## Given task
Return, without pictures, the lines from the start of the data through the one that contains "0.558, 0.527, 0.501];".

## Data section
_ _ _

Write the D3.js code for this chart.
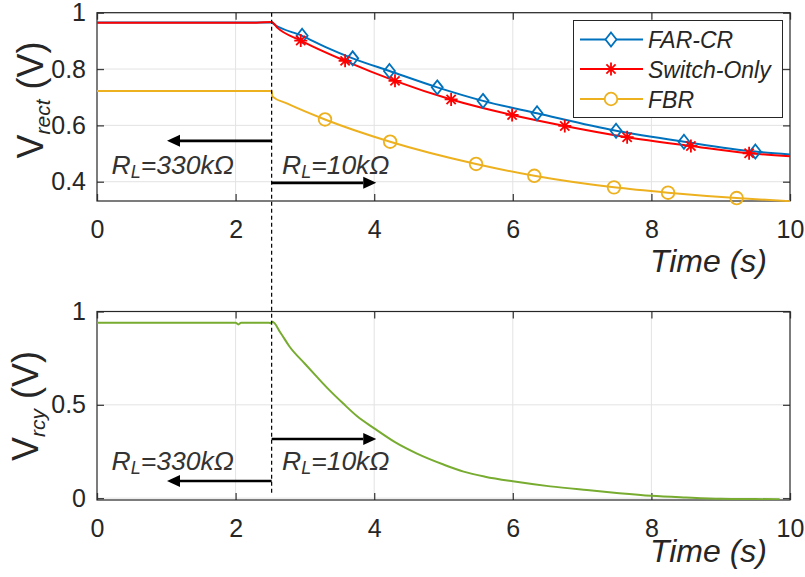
<!DOCTYPE html>
<html><head><meta charset="utf-8">
<script src="https://cdn.jsdelivr.net/npm/d3@7"></script>
<style>body{margin:0;background:#fff}svg{display:block;font-family:"Liberation Sans",Arial,sans-serif}</style>
</head><body><svg id="c" width="805" height="577"></svg>
<script>
// ---------- data ----------
const xTicks = [0, 2, 4, 6, 8, 10];
const xTickLabels = ["0", "2", "4", "6", "8", "10"];
const topYTicks = [0.4, 0.6, 0.8, 1];
const topYTickLabels = ["0.4", "0.6", "0.8", "1"];
const botYTicks = [0, 0.5, 1];
const botYTickLabels = ["0", "0.5", "1"];
const seriesNames = ["FAR-CR", "Switch-Only", "FBR"];

// FAR-CR line (time s, V)
const farcrT = [0, 2.52, 2.56, 2.96, 3.3, 3.69, 4.22, 4.91, 5.57, 6.35, 7.49, 8.47, 9.5, 10];
const farcrV = [0.965, 0.965, 0.958, 0.918, 0.878, 0.838, 0.793, 0.735, 0.687, 0.643, 0.581, 0.542, 0.507, 0.497];
const farcrMarkT = [2.96, 3.69, 4.22, 4.91, 5.57, 6.35, 7.49, 8.47, 9.5];
const farcrMarkV = [0.918, 0.838, 0.793, 0.735, 0.687, 0.643, 0.581, 0.542, 0.507];

// Switch-Only
const switchT = [0, 2.3, 2.52, 2.6, 2.94, 3.58, 4.30, 5.11, 5.99, 6.75, 7.65, 8.57, 9.41, 10];
const switchV = [0.9645, 0.9645, 0.967, 0.947, 0.901, 0.829, 0.758, 0.692, 0.637, 0.598, 0.558, 0.527, 0.501, 0.490];
const switchMarkT = [2.94, 3.58, 4.30, 5.11, 5.99, 6.75, 7.65, 8.57, 9.41];
const switchMarkV = [0.901, 0.829, 0.758, 0.692, 0.637, 0.598, 0.558, 0.527, 0.501];

// FBR
const fbrT = [0, 2.52, 2.53, 2.74, 3.29, 4.23, 5.47, 6.31, 7.46, 8.24, 9.23, 10];
const fbrV = [0.722, 0.722, 0.703, 0.678, 0.621, 0.542, 0.463, 0.421, 0.380, 0.361, 0.342, 0.331];
const fbrMarkT = [3.29, 4.23, 5.47, 6.31, 7.46, 8.24, 9.23];
const fbrMarkV = [0.621, 0.542, 0.463, 0.421, 0.380, 0.361, 0.342];

// V_rcy
const rcyT = [0, 1, 2.0, 2.04, 2.08, 2.48, 2.5, 2.53, 2.65, 2.78, 3.0, 3.17, 3.35, 3.55, 3.75, 4.0, 4.3, 4.61, 5.0, 5.29, 5.6, 6.0, 6.54, 7.07, 7.5, 8.0, 8.5, 9.0, 9.5, 9.85];
const rcyV = [0.94, 0.94, 0.94, 0.931, 0.94, 0.94, 0.937, 0.945, 0.885, 0.811, 0.72, 0.651, 0.58, 0.508, 0.44, 0.374, 0.30, 0.24, 0.18, 0.142, 0.115, 0.09, 0.063, 0.043, 0.028, 0.013, 0.004, -0.003, -0.005, -0.006];

const switchTime = 2.52;
const loadLabels = ["330kΩ", "10kΩ"];

// ---------- layout ----------
const svg = d3.select("#c");
const X0 = 97, X1 = 790;
const x = d3.scaleLinear().domain([0, 10]).range([X0, X1]);
const yTop = d3.scaleLinear().domain([0.3315, 1]).range([201, 12.7]);
const yBot = d3.scaleLinear().domain([-0.01, 1]).range([500, 311.5]);
const txt = "#262626";
const colors = {farcr: "#0072BD", sw: "#FF0000", fbr: "#EDB120", rcy: "#77AC30"};

function drawFrame(y, yTicks, yLabels) {
  const g = svg.append("g");
  const [yb, yt] = y.range();
  g.selectAll(".gx").data(xTicks.filter(d => d > 0 && d < 10)).enter().append("line")
    .attr("x1", d => x(d)).attr("x2", d => x(d)).attr("y1", yt).attr("y2", yb)
    .attr("stroke", "#e3e3e3").attr("stroke-width", 1);
  g.selectAll(".gy").data(yTicks).enter().append("line")
    .attr("x1", X0).attr("x2", X1).attr("y1", d => y(d)).attr("y2", d => y(d))
    .attr("stroke", "#e3e3e3").attr("stroke-width", 1);
  const ax = g.append("g").attr("transform", `translate(0,${yb})`)
    .call(d3.axisBottom(x).tickValues(xTicks).tickFormat((d, i) => xTickLabels[i]).tickSizeInner(-7).tickSizeOuter(0).tickPadding(19));
  const axT = g.append("g").attr("transform", `translate(0,${yt})`)
    .call(d3.axisTop(x).tickValues(xTicks).tickFormat("").tickSizeInner(-7).tickSizeOuter(0));
  const ay = g.append("g").attr("transform", `translate(${X0},0)`)
    .call(d3.axisLeft(y).tickValues(yTicks).tickFormat((d, i) => yLabels[i]).tickSizeInner(-7).tickSizeOuter(0).tickPadding(11));
  const ayR = g.append("g").attr("transform", `translate(${X1},0)`)
    .call(d3.axisRight(y).tickValues(yTicks).tickFormat("").tickSizeInner(-7).tickSizeOuter(0));
  [ax, axT, ay, ayR].forEach(a => {
    a.select(".domain").remove();
    a.selectAll("line").attr("stroke", "#404040").attr("stroke-width", 1.3);
    a.selectAll("text").attr("fill", txt).attr("font-size", 25).attr("font-family", "Liberation Sans, Arial, sans-serif");
  });
  g.append("rect").attr("x", X0).attr("y", yt).attr("width", X1 - X0).attr("height", yb - yt)
    .attr("fill", "none").attr("stroke", "#262626").attr("stroke-width", 1.2);
  return g;
}

drawFrame(yTop, topYTicks, topYTickLabels);
drawFrame(yBot, botYTicks, botYTickLabels);

const defs = svg.append("defs");
defs.append("clipPath").attr("id", "clipTop").append("rect")
  .attr("x", X0).attr("y", yTop.range()[1]).attr("width", X1 - X0).attr("height", yTop.range()[0] - yTop.range()[1] + 1);
defs.append("clipPath").attr("id", "clipBot").append("rect")
  .attr("x", X0).attr("y", yBot.range()[1]).attr("width", X1 - X0).attr("height", yBot.range()[0] - yBot.range()[1]);

const lineTop = d3.line().x(d => x(d[0])).y(d => yTop(d[1])).curve(d3.curveMonotoneX);
const lineBot = d3.line().x(d => x(d[0])).y(d => yBot(d[1])).curve(d3.curveMonotoneX);
const zip = (a, b) => a.map((v, i) => [v, b[i]]);

const gTop = svg.append("g").attr("clip-path", "url(#clipTop)");
gTop.append("path").datum(zip(fbrT, fbrV)).attr("d", lineTop).attr("fill", "none").attr("stroke", colors.fbr).attr("stroke-width", 2);
gTop.append("path").datum(zip(farcrT, farcrV)).attr("d", lineTop).attr("fill", "none").attr("stroke", colors.farcr).attr("stroke-width", 2);
gTop.append("path").datum(zip(switchT, switchV)).attr("d", lineTop).attr("fill", "none").attr("stroke", colors.sw).attr("stroke-width", 2);

const diamondPath = "M0,-7L5.5,0L0,7L-5.5,0Z";
const s = 6.5, s2 = 4.6;
const starPath = `M${-s},0L${s},0M0,${-s}L0,${s}M${-s2},${-s2}L${s2},${s2}M${-s2},${s2}L${s2},${-s2}`;

const gMarks = svg.append("g");
gMarks.selectAll(".fbrm").data(zip(fbrMarkT, fbrMarkV)).enter().append("circle")
  .attr("cx", d => x(d[0])).attr("cy", d => yTop(d[1])).attr("r", 6.3)
  .attr("fill", "none").attr("stroke", colors.fbr).attr("stroke-width", 1.8);
gMarks.selectAll(".farm").data(zip(farcrMarkT, farcrMarkV)).enter().append("path")
  .attr("transform", d => `translate(${x(d[0])},${yTop(d[1])})`).attr("d", diamondPath)
  .attr("fill", "none").attr("stroke", colors.farcr).attr("stroke-width", 1.8);
gMarks.selectAll(".swm").data(zip(switchMarkT, switchMarkV)).enter().append("path")
  .attr("transform", d => `translate(${x(d[0])},${yTop(d[1])})`).attr("d", starPath)
  .attr("fill", "none").attr("stroke", colors.sw).attr("stroke-width", 1.8);

const gBot = svg.append("g").attr("clip-path", "url(#clipBot)");
gBot.append("path").datum(zip(rcyT, rcyV)).attr("d", lineBot).attr("fill", "none").attr("stroke", colors.rcy).attr("stroke-width", 2);

svg.append("line").attr("x1", x(switchTime)).attr("x2", x(switchTime))
  .attr("y1", yTop(1)).attr("y2", yBot(0.025))
  .attr("stroke", "#000").attr("stroke-width", 1.2).attr("stroke-dasharray", "4,3");

function arrow(xFrom, xTo, yPix) {
  const a = x(xFrom), b = x(xTo);
  const dir = Math.sign(b - a);
  const headL = 13, headW = 6;
  svg.append("line").attr("x1", a).attr("x2", b - dir * headL).attr("y1", yPix).attr("y2", yPix)
    .attr("stroke", "#000").attr("stroke-width", 2.6);
  svg.append("path").attr("d", `M${b},${yPix}L${b - dir * headL},${yPix - headW}L${b - dir * headL},${yPix + headW}Z`).attr("fill", "#000");
}
arrow(switchTime, 1.01, yTop(0.545));
arrow(switchTime, 4.03, yTop(0.396));
arrow(switchTime, 4.03, yBot(0.317));
arrow(switchTime, 1.01, yBot(0.092));

function rlText(xv, yPix, val) {
  const t = svg.append("text").attr("x", x(xv)).attr("y", yPix).attr("fill", "#333")
    .attr("font-style", "italic").attr("font-size", 26.5);
  t.append("tspan").text("R");
  t.append("tspan").attr("font-size", 18).attr("dy", 4).text("L");
  t.append("tspan").attr("dy", -4).text("=" + val);
}
rlText(0.21, yTop(0.427), loadLabels[0]);
rlText(2.67, yTop(0.427), loadLabels[1]);
rlText(0.21, yBot(0.151), loadLabels[0]);
rlText(2.67, yBot(0.151), loadLabels[1]);

[272, 562].forEach(yb => {
  svg.append("text").attr("x", 767).attr("y", yb).attr("text-anchor", "end")
    .attr("font-style", "italic").attr("font-size", 32).attr("fill", txt).text("Time (s)");
});
function yTitle(cx, cy, sub) {
  const t = svg.append("text").attr("transform", `translate(${cx},${cy}) rotate(-90)`)
    .attr("text-anchor", "middle").attr("fill", txt).attr("font-size", 36);
  t.append("tspan").text("V");
  t.append("tspan").attr("font-size", 21).attr("font-style", "italic").attr("dy", 7).text(sub);
  t.append("tspan").attr("dy", -7).text(" (V)");
}
yTitle(43, 100, "rect");
yTitle(38, 406, "rcy");

const lg = svg.append("g");
lg.append("rect").attr("x", 573.5).attr("y", 20.5).attr("width", 209).attr("height", 97)
  .attr("fill", "#fff").attr("stroke", "#262626").attr("stroke-width", 1);
const legY = [39.5, 69, 99];
const legColors = [colors.farcr, colors.sw, colors.fbr];
seriesNames.forEach((nm, i) => {
  lg.append("line").attr("x1", 580).attr("x2", 643).attr("y1", legY[i]).attr("y2", legY[i])
    .attr("stroke", legColors[i]).attr("stroke-width", 2);
  if (i === 0) lg.append("path").attr("transform", `translate(611,${legY[i]})`).attr("d", diamondPath).attr("fill", "#fff").attr("stroke", legColors[i]).attr("stroke-width", 1.8);
  if (i === 1) lg.append("path").attr("transform", `translate(611,${legY[i]})`).attr("d", starPath).attr("fill", "none").attr("stroke", legColors[i]).attr("stroke-width", 1.8);
  if (i === 2) lg.append("circle").attr("cx", 611).attr("cy", legY[i]).attr("r", 6.3).attr("fill", "#fff").attr("stroke", legColors[i]).attr("stroke-width", 1.8);
  lg.append("text").attr("x", 648).attr("y", legY[i] + 8.5).attr("font-style", "italic").attr("font-size", 23)
    .attr("fill", txt).text(nm);
});
</script></body></html>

_ _ _

## Right answer
Write the D3.js code for this chart.
<!DOCTYPE html>
<html><head><meta charset="utf-8">
<script src="https://cdn.jsdelivr.net/npm/d3@7"></script>
<style>body{margin:0;background:#fff}svg{display:block;font-family:"Liberation Sans",Arial,sans-serif}</style>
</head><body><svg id="c" width="805" height="577"></svg>
<script>
// ---------- data ----------
const xTicks = [0, 2, 4, 6, 8, 10];
const xTickLabels = ["0", "2", "4", "6", "8", "10"];
const topYTicks = [0.4, 0.6, 0.8, 1];
const topYTickLabels = ["0.4", "0.6", "0.8", "1"];
const botYTicks = [0, 0.5, 1];
const botYTickLabels = ["0", "0.5", "1"];
const seriesNames = ["FAR-CR", "Switch-Only", "FBR"];

// FAR-CR line (time s, V)
const farcrT = [0, 2.52, 2.56, 2.96, 3.3, 3.69, 4.22, 4.91, 5.57, 6.35, 7.49, 8.47, 9.5, 10];
const farcrV = [0.965, 0.965, 0.958, 0.918, 0.878, 0.838, 0.793, 0.735, 0.687, 0.643, 0.581, 0.542, 0.507, 0.497];
const farcrMarkT = [2.96, 3.69, 4.22, 4.91, 5.57, 6.35, 7.49, 8.47, 9.5];
const farcrMarkV = [0.918, 0.838, 0.793, 0.735, 0.687, 0.643, 0.581, 0.542, 0.507];

// Switch-Only
const switchT = [0, 2.3, 2.52, 2.6, 2.94, 3.58, 4.30, 5.11, 5.99, 6.75, 7.65, 8.57, 9.41, 10];
const switchV = [0.9645, 0.9645, 0.967, 0.947, 0.901, 0.829, 0.758, 0.692, 0.637, 0.598, 0.558, 0.527, 0.501, 0.490];
const switchMarkT = [2.94, 3.58, 4.30, 5.11, 5.99, 6.75, 7.65, 8.57, 9.41];
const switchMarkV = [0.901, 0.829, 0.758, 0.692, 0.637, 0.598, 0.558, 0.527, 0.501];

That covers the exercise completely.